Your best bet is probably the old MVS that was open sourced back in the 70s or 80s and lives on via an emulator called Hercules. Its sufficiently different to be worth a look, it's got a living direct descendent (although that has become increasingly turned into a Unix over the years), and there is enough of a community around it due to it having a very expensive direct descendent that the docs and other tools necessary for working with it are relatively high quality and up to date in comparison to most long dead operating systems.

The issue with it is that there is no way around having to do some pretty serious assembly language work for an instruction set that no longer exists and whose modern descendents probably microcode to hell in order to run some of the old instructions.

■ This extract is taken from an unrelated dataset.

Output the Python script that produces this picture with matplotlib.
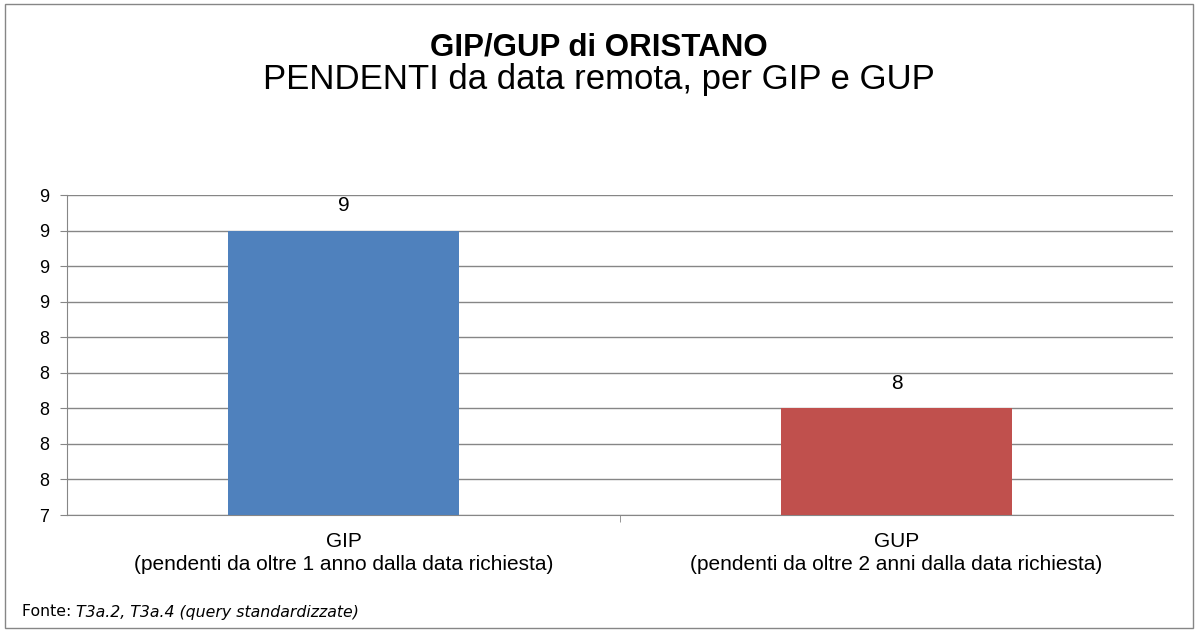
import numpy as np
import matplotlib.pyplot as plt
from matplotlib.patches import Rectangle
from matplotlib.ticker import FuncFormatter

categories = ["GIP\n(pendenti da oltre 1 anno dalla data richiesta)",
              "GUP\n(pendenti da oltre 2 anni dalla data richiesta)"]
values = [9, 8]
colors = ["#4f81bd", "#c0504d"]
y_ticks = [7.4, 7.6, 7.8, 8.0, 8.2, 8.4, 8.6, 8.8, 9.0, 9.2]

plt.rcParams['font.family'] = ['Liberation Sans', 'DejaVu Sans']

fig = plt.figure(figsize=(11.98, 6.32), dpi=100)
ax = fig.add_axes([67/1198, 117/632, 1106/1198, 320/632])

x = np.arange(len(values))
ax.bar(x, values, width=0.416, color=colors, zorder=3)
for xi, v in zip(x, values):
    ax.annotate(f"{v:.0f}", (xi, v), xytext=(0, 18), textcoords="offset points",
                ha="center", va="center", fontsize=15)

ax.set_xlim(-0.5, 1.5)
ax.set_ylim(y_ticks[0], y_ticks[-1])
ax.set_yticks(y_ticks)
ax.yaxis.set_major_formatter(FuncFormatter(lambda v, p: f"{int(np.floor(v + 0.5))}"))
ax.set_xticks([0.5], minor=True)
ax.set_xticks(x)
ax.set_xticklabels(categories, fontsize=15, linespacing=1.3)
ax.tick_params(axis="x", which="minor", length=5, color="#868686")
ax.tick_params(axis="x", which="major", length=0, pad=12)
ax.tick_params(axis="y", length=5, color="#868686", labelsize=13, pad=8)
ax.grid(axis="y", color="#868686", linewidth=1, zorder=0)
for s in ["top", "right"]:
    ax.spines[s].set_visible(False)
ax.spines["left"].set_color("#868686")
ax.spines["bottom"].set_color("#868686")

fig.text(0.5, 1 - 47/632, "GIP/GUP di ORISTANO", ha="center", va="center",
         fontsize=22.5, fontweight="bold")
fig.text(0.5, 1 - 80/632, "PENDENTI da data remota, per GIP e GUP", ha="center",
         va="center", fontsize=25)

# footnote: plain "Fonte:" followed by italic source list
t1 = fig.text(22/1198, 1 - 612/632, "Fonte: ", ha="left", va="center", fontsize=11.3,
              family="DejaVu Sans")
fig.canvas.draw()
bb = t1.get_window_extent()
fig.text(bb.x1 / fig.bbox.width, 1 - 612/632, "T3a.2, T3a.4 (query standardizzate)",
         ha="left", va="center", fontsize=11.3, family="DejaVu Sans", style="italic")

fig.add_artist(Rectangle((5/1198, 4/632), 1188/1198, 624/632, transform=fig.transFigure,
                         fill=False, edgecolor="#868686", linewidth=1))

fig.savefig("out.png", dpi=100)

"Introduction to Operating System Abstractions using Plan 9 from Bell Labs" is the best operating system book I've seen - and it works through Plan9: https://archive.org/details/plan9designintro It isn't quite real world as Plan9 was never used for serious production, but it is mind opening and doesn't wallow in minutiae.
Get 9front and you would be surprised. Extra software for 9front:

http://shithub.us/

Also:

https://pspodcasting.net/dan/blog/2019/plan9_desktop.html

"Shithub is a community service, written by people who avoid browsers."
Project Oberon is amazing. Shame it isn't more popular.
Beautifully put. I couldn't have said it better myself.